Ukraine will not be joining NATO as a member country following next week’s summit, US national security adviser Jake Sullivan confirmed in a news conference Friday.
While that statement was widely expected, observers will be closely watching for any tangible steps Ukraine can take toward membership.
“Ukraine will not be joining NATO coming out of this summit. We will discuss what steps are necessary as it continues along this path,” Sullivan said.
Kyiv has long sought to join the alliance, though Ukrainian President Volodymyr Zelensky has acknowledged his country's membership would have to wait until the war with Russia is finished.
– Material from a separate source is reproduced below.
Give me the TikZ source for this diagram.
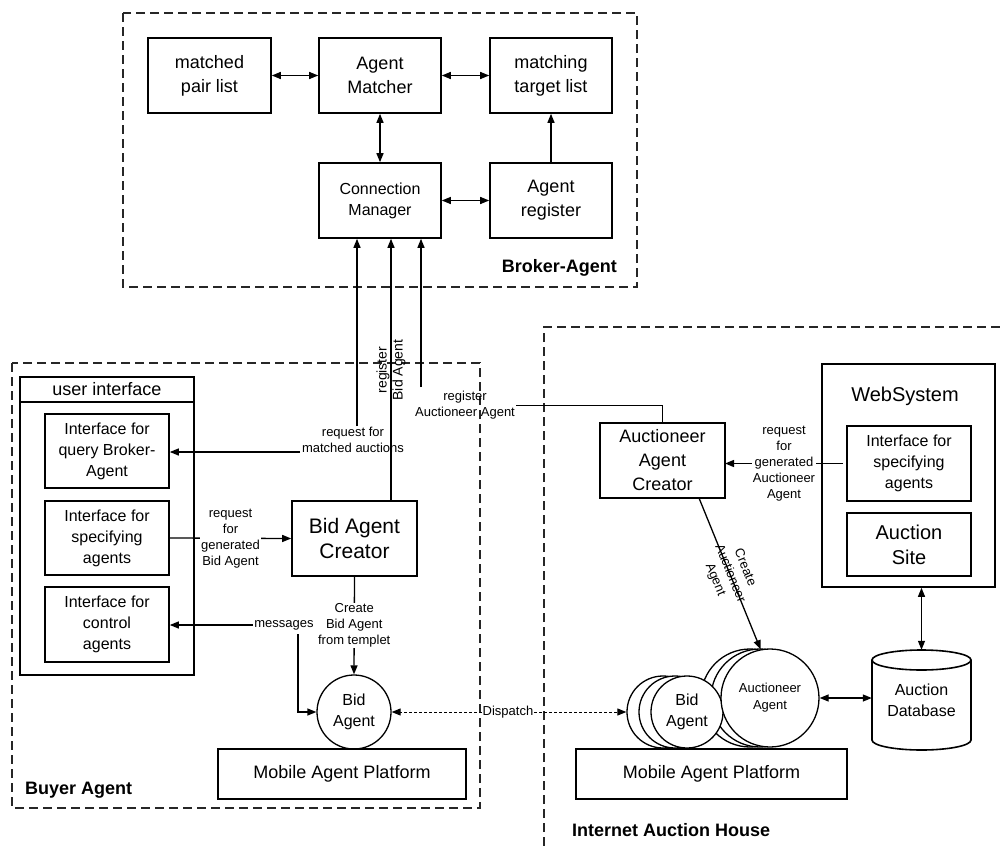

Sullivan reiterated the current “open door policy” that will allow Ukraine and NATO to make a decision together, saying that the summit in Vilnius, Lithuania, “will be an important moment on that pathway toward membership,” as it will provide an opportunity for members “to discuss the reforms that are still necessary for Ukraine to come up to NATO standards.”
Sullivan called the summit a “milestone,” but added that Ukraine “still has further steps it needs to take before membership.”
NATO Secretary General Jens Stoltenberg said Friday that he expects leaders at the summit to "reaffirm" that Ukraine will — eventually — become a member.
Sweden's stalled bid for membership: In addition to Ukraine, the military alliance gathering is expected to feature discussion of Sweden's stalled accession, including concessions it has made in response to Turkey's objections.
The White House national security adviser said the US continues to back Sweden's bid and said he believes the process will get done relatively soon.
"We are confident that Sweden will come in (to NATO) in the not-too-distant future, and there will be unanimous support for that," Sullivan said.